Task details =>
State how many lines contain "chart", and write nothing except that count.
——
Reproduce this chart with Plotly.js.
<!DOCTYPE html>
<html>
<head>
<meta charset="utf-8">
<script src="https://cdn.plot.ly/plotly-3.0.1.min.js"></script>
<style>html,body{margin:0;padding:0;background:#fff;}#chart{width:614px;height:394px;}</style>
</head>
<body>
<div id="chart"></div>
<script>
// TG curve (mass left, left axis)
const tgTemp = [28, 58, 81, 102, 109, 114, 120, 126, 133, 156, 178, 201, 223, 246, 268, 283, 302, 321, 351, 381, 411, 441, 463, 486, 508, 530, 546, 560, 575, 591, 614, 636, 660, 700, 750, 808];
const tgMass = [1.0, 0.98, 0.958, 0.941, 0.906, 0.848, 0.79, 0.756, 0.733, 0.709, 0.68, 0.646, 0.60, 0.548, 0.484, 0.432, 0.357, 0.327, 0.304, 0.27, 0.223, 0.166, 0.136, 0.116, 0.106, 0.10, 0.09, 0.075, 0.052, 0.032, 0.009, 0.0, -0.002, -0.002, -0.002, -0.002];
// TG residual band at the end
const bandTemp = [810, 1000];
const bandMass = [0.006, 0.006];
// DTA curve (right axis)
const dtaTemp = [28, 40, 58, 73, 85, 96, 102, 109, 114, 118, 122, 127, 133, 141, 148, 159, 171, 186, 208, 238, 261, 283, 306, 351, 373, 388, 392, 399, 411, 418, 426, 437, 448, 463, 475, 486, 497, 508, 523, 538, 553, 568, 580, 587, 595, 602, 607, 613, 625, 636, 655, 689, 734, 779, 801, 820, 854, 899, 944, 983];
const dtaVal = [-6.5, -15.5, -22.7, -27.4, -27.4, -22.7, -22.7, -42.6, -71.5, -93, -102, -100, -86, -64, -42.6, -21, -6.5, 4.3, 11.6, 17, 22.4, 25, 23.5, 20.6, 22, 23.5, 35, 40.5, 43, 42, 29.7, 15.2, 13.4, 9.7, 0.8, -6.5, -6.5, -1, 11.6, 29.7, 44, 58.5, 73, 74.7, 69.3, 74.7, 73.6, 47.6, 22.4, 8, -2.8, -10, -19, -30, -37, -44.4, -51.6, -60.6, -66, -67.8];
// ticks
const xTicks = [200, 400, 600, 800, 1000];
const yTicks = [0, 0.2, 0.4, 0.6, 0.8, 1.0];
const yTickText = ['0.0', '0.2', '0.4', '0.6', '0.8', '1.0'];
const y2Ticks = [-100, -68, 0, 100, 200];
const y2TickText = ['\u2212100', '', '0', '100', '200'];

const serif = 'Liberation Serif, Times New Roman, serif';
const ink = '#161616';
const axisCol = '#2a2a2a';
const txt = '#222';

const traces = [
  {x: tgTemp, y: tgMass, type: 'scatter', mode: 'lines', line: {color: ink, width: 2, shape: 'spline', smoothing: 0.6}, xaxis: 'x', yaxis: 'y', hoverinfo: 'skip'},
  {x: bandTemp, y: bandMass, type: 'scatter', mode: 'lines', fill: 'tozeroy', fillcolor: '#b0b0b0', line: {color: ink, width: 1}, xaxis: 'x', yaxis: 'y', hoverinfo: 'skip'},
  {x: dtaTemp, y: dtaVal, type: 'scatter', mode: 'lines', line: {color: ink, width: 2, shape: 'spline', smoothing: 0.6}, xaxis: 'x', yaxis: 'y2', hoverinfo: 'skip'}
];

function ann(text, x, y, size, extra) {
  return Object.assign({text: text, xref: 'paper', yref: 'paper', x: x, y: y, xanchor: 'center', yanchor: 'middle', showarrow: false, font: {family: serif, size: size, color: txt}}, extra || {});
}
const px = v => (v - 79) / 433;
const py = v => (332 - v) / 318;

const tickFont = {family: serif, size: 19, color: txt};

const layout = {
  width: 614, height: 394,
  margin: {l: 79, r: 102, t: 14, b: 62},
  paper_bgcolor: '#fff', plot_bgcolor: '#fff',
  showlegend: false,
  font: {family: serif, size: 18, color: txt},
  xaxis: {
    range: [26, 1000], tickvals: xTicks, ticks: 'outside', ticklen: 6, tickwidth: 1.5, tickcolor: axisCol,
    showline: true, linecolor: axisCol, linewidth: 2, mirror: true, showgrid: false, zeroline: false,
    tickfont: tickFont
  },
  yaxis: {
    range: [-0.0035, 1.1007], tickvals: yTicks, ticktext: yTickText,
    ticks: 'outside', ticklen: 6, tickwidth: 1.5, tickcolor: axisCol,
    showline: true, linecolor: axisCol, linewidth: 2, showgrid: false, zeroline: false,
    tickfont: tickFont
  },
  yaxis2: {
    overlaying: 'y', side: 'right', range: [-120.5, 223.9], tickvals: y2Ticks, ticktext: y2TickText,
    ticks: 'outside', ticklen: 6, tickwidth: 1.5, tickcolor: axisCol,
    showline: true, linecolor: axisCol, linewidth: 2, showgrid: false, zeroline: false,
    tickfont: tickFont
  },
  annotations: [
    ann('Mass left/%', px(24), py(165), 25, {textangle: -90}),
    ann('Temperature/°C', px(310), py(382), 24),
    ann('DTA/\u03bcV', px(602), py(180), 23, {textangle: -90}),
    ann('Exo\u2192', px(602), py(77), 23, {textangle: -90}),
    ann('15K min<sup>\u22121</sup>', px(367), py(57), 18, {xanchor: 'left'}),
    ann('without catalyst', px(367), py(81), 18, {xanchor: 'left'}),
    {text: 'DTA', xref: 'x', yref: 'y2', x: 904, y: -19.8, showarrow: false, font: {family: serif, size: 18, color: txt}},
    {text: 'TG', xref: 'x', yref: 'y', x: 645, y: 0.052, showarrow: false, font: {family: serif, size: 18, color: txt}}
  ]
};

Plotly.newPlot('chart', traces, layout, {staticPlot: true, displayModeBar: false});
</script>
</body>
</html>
——
Task output =>
4